Lars n'est pas Jack ! Jack est l'image démoniaque que l'on se fait de Lars, et il en joue !

J’étais très enthousiaste à l'idée de revoir ce film, car je l'avais vu a Cannes. J'en avais gardé le souvenir d'un film jouissif par sa poésie et son humour noir, très noir même, malgré un coté très provocateur auquel on s’attend en allant voir un Lars Von Trier. Très vite, il m'a semblé comprendre, et j'ai également pu le lire dans quelques critiques journalistiques, que Lars Von Trier s'exprime à travers le tueur. Jack raconte ses crimes en les justifiants par l'art et la poésie. De plus, il lui arrive de se justifier sur des sujets tel que la misogynie. Puisque Lars Von Trier est régulièrement accusé d'être misogyne, particulièrement avec Antichrist, on imagine que c'est lui qui se défend, de manière assez audacieuse d'ailleurs. Et puis il y a la question de la violence. A cannes, un certain nombre de personnes s'en sont allés au début de la scène ou le tueur prend pour cible une femme et ses deux enfants. Malgré la violence de la scène, j’étais satisfait de voir cela, et pour une raison simple, le film Climax de Gaspard Noé que je venais de voir juste avant, m'avais laissé sur une impression de manque de cruauté. Gaspard Noé ne montre pas vraiment l'enfant mourir dans son film. Et finalement c'est la déception du film de Gaspard Noé qui m'as fait adorer le film de Lars Von Trier. Car The House That Jack Built est certes violents, mais aussi drôle, et surtout profondément poétique. Je penses également que l'ambiance dans la salle, qui semblais très réceptive à l'humour noir du réalisateur danois, a participé à orienter mon regard sur le film dans ce sens.

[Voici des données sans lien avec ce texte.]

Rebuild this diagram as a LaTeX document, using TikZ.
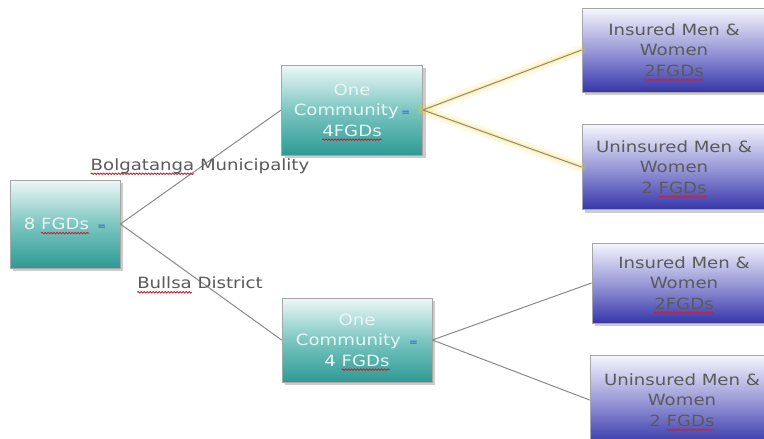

Puis je vais le voir de nouveau, dans une plus petite salle, avec beaucoup moins de monde. Et la le sérieux des spectateurs dans la salle m'a fait voir le film sous un autre angle, et peut-être même comprendre la fin au passage. Quelque-chose apparaît quand même assez clairement, c'est que Jack nous est présenté comme un pauvre type. Cet architecte dans l'âme devenu ingénieur par défaut, trouve dans le meurtre une activité dans laquelle il excelle. Avec l'expérience son assurance et son arrogance monte, ce qui as pour effet de le libérer de ses tocs. La violence, aussi, m'est apparu plus crue-ment lors ce cette seconde vision. Le personnage monte crescendo dans l'horreur, et surtout dans le tabou. On pourrait penser que le meurtre d'enfant constituerais l'apogée de cette cruauté, mais il n'en est rien. Il va prendre le corps du plus jeune et le mutiler. Mais cela n'est toujours pas le pire. Lars Von Trier nous confronte aux limites de l'acceptable, voir du supportable, quand, alors qu'il parles d’œuvres d'art, il nous montre des images des camps de concentrations nazi pendant la seconde guerre mondiale. Et encore, pas n'importe quelles images, car celles d'une pelleteuse ramassant par dizaine des corps inertes et particulièrement squelettiques. Maintenant, et la on arrive sur la fin du film, le dernier meurtre n'est pas accompli, mais interrompu par l'entrée dans l'enfer avec Virgile. Quand je l'avais vu à Cannes, un ami m'avait fait part de sa frustration que le réalisateur ne soit pas allé jusqu'au bout de son idée à ce moment la. Mais cette fois-ci, un autre ami m'a fait une tout autre remarque, et celle ci me parait assez révélatrice sur le film. Mon ami, donc, se sentait coupable d'avoir envie qu'il aille plus loin. Après avoir assisté à une série de crimes, de plus en plus horrifiques, il avait fini par rentrer dans la logique du tueur, et donc celle de la consommation de ces meurtres.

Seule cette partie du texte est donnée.